A questão da imortalidade na visão de Clifford D. Simak

A QUESTÃO DA IMORTALIDADE NA VISÃO DE CLIFFORD D. SIMAK

Miguel Carqueija

 

Resenha do romance de ficção científica “Deixemo-los no Céu”, por Clifford D. Simak. Editora Livros do Brasil, Lisboa-Portugal, sem data. Coleção Argonauta 123. Tradução de Eurico da Fonseca. Capa: Lima de Freitas. Título original norte-americano: “We call them back from Heaven?”

 

Simak é um caso singular na história da ficção científica. Um dos grandes da era de ouro da FC norte-americana, suas obras tinham muito de fantasia, como as de Asimov tinham muito de policial. Simak envolve o leitor paulatinamente num clima surreal desenvolvendo problemas que geralmente atingem a humanidade como um todo.

Num futuro distópico Daniel Frost trabalha no Centro da Eternidade, que cuida da preservação dos seres humanos que são congelados antes de morrer. Nesse estranho mundo de amanhã as pessoas geralmente não morrem: quase todo mundo possui um transmissor implantado no peito, para chamar as equipes de socorro que cuidarão, se for necessário, do congelamento. E quem estiver para morrer recebe o congelamento, pois a vida toda pagou por cotas de eternidade (sic): a promessa é que a Ciência acabará com a morte e reanimará todo mundo. E para alojar toda essa gente promete-se até a transposição no tempo.

Entretanto um grupo rebelde e consciente da loucura desse propósito materialista desenvolve campanha subterrânea e espalha grafitagens com a frase “Deixemo-los no Céu!”, ou seja, deixem que as pessoas morram e vão para o Céu, única imortalidade que vale a pena.

Simak, em suas obras mais antigas, parece ateu, mas depois evolui para algum tipo de espiritualidade. Como nesta novela, onde um asceta, isolado numa ilha, faz tudo quanto é sacrifício para chegar a algum tipo de iluminação. É tudo em vão, até que a triste verdade lhe grita: ele também usa o transmissor para ser impedido de morrer. Ou seja, ele também deu as costas a Deus, embora depois reconheça numa alusão a Jesus Cristo: “Houve alguém que uma vez nos ajudou a todos — deu-nos o socorro de que nós continuamos a necessitar — e perdemo-los sem saber como.” E arremata: “Fomos abandonados. Deus voltou-nos as Suas costas.”

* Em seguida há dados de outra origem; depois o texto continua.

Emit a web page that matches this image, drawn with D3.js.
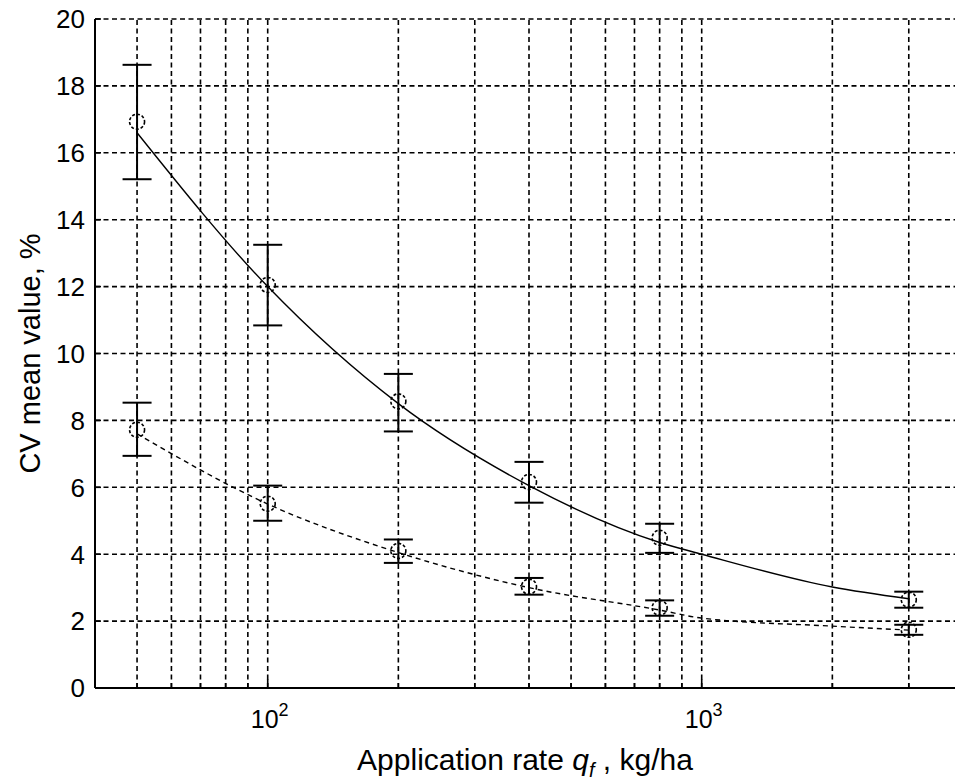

Na verdade é o Homem que abandonou a Deus. Quanto ao personagem principal, atravessa inúmeras agruras e é perseguido por vislumbrar a verdade: a farsa da imortalidade física, a loucura que envolveu toda a humanidade.

O diálogo entre Daniel Frost e Mona Campbell — a cientista que fugiu e se escondeu por descobrir a verdade que não podia ser revelada — é significativo. A morte não existe, é apenas uma transformação, pois a vida não pode ser destruída. “A morte é a conversão dessa propriedade a que chamamos vida noutra forma. Tal como a matéria se converte em energia ou a energia em matéria”, explica Mona. E ela também define o beco sem saída de uma raça que apostou numa imortalidade física com cada vez mais gente: “Não poderemos usar as viagens no tempo para cuidar do excesso da nossa população. Teremos de colonizar outros planetas ou de construir satélites no espaço ou tornar a Terra num enorme edifício de apartamentos — ou talvez tenhamos de fazer todas essas coisas”.

Nessa brilhante mensagem Simak mostra com maestria que o materialismo é de fato um beco sem saída.

 

Rio de Janeiro, 10 de novembro de 2021.